Ivylad has has several chats with him, but quite frankly, I don’t want to hear that my son is becoming more of a man. I am highly uncomfortable with it.
Last night, I sent him to bed. A little while later, I heard peeing in the kids’ bathroom, but no flush, so I thought the dog had peed on the floor.
I go into the hall, the door is shut and the light is on. I open the door, and my son is standing by the sink, with a catalog in his hand.
Not a catalog for garden seeds, mind you, but rather a graphic one for videos and toys and such.
Having a pretty good idea what was going on, I got the catalog away from him (he said he found it at the bus stop) while we both laughed, somewhat embarrassed. I gave him a quick chat about how his interest is natural but there are better ways to learn about women, sent him off to bed, and threw the catalog in the trash.
Then I wanted to go scrub my brain with Lysol.
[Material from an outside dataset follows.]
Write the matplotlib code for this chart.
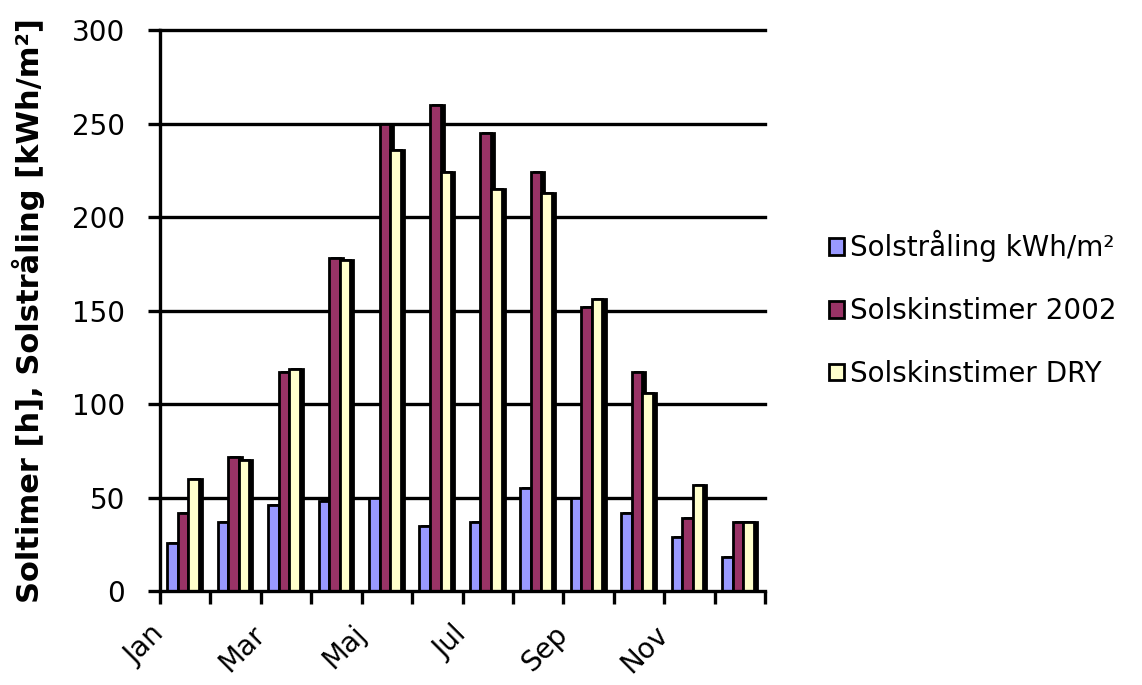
import matplotlib
matplotlib.use("Agg")
import matplotlib.pyplot as plt
from matplotlib.patches import Patch
import numpy as np

months = ["Jan", "Feb", "Mar", "Apr", "Maj", "Jun", "Jul", "Aug", "Sep", "Okt", "Nov", "Dec"]
shown_month_labels = ["Jan", "", "Mar", "", "Maj", "", "Jul", "", "Sep", "", "Nov", "", ""]

solstraaling = [26, 37, 46, 48, 50, 35, 37, 55, 50, 42, 29, 18]
solskin_2002 = [42, 72, 117, 178, 250, 260, 245, 224, 152, 117, 39, 37]
solskin_dry = [60, 70, 119, 177, 236, 224, 215, 213, 156, 106, 57, 37]

series_names = ["Solstråling kWh/m²", "Solskinstimer 2002", "Solskinstimer DRY"]
series_colors = ["#9999FF", "#993366", "#FFFFCC"]

plt.rcParams["font.family"] = ["DejaVu Sans"]

fig = plt.figure(figsize=(11.42, 6.85), dpi=100)
ax = fig.add_axes([0.140, 0.137, 0.530, 0.819])

x = np.arange(len(months))
width = 0.21
offsets = [-0.25, -0.04, 0.17]
for k, (vals, col) in enumerate(zip([solstraaling, solskin_2002, solskin_dry], series_colors)):
    # dark side shading to the right of each bar
    ax.bar(x + offsets[k] + 0.06, vals, width=width, color="black",
           edgecolor="black", linewidth=2.0, zorder=3 + 2 * k)
    ax.bar(x + offsets[k], vals, width=width, color=col,
           edgecolor="black", linewidth=2.0, zorder=4 + 2 * k)

ax.set_xlim(-0.5, 11.5)
ax.set_ylim(0, 300)

yticks = np.arange(0, 301, 50)
ax.set_yticks(yticks)
ax.set_yticklabels([str(v) for v in yticks], fontsize=20)
for v in yticks[1:]:
    ax.axhline(v, color="black", linewidth=2.4, zorder=1, clip_on=False)

boundaries = np.arange(-0.5, 12.0, 1.0)
ax.set_xticks(boundaries)
ax.set_xticklabels(shown_month_labels, fontsize=20, rotation=45,
                   ha="right", va="center", rotation_mode="anchor")

ax.tick_params(axis="both", direction="out", length=9, width=2.4, color="black")
ax.tick_params(axis="y", pad=16)
ax.tick_params(axis="x", pad=19)

for side in ["top", "right"]:
    ax.spines[side].set_visible(False)
for side in ["left", "bottom"]:
    ax.spines[side].set_linewidth(2.4)
    ax.spines[side].set_zorder(10)

ax.set_ylabel("Soltimer [h], Solstråling [kWh/m²]", fontsize=22, fontweight="bold")
ax.yaxis.set_label_coords(-0.19, 0.5)

handles = [Patch(facecolor=c, edgecolor="black", linewidth=2.0) for c in series_colors]
fig.legend(handles, series_names, loc="center left", bbox_to_anchor=(0.716, 0.549),
           frameon=False, fontsize=20, handlelength=0.55, handleheight=0.55,
           handletextpad=0.2, labelspacing=1.25, borderaxespad=0)

fig.savefig("out.png", dpi=100, facecolor="white")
Why is this so hard? He’s a growing boy with hormones beginning to rage, and I want him to be comfortable enough to talk to me about sex, but I don’t want to think of my son as getting hard ons and doing what virgin teenage boys do at night.
Ick ick ick. Is this a simple “I don’t want my baby to grow up!” thing? Do other mothers with teenage boys have this same issue?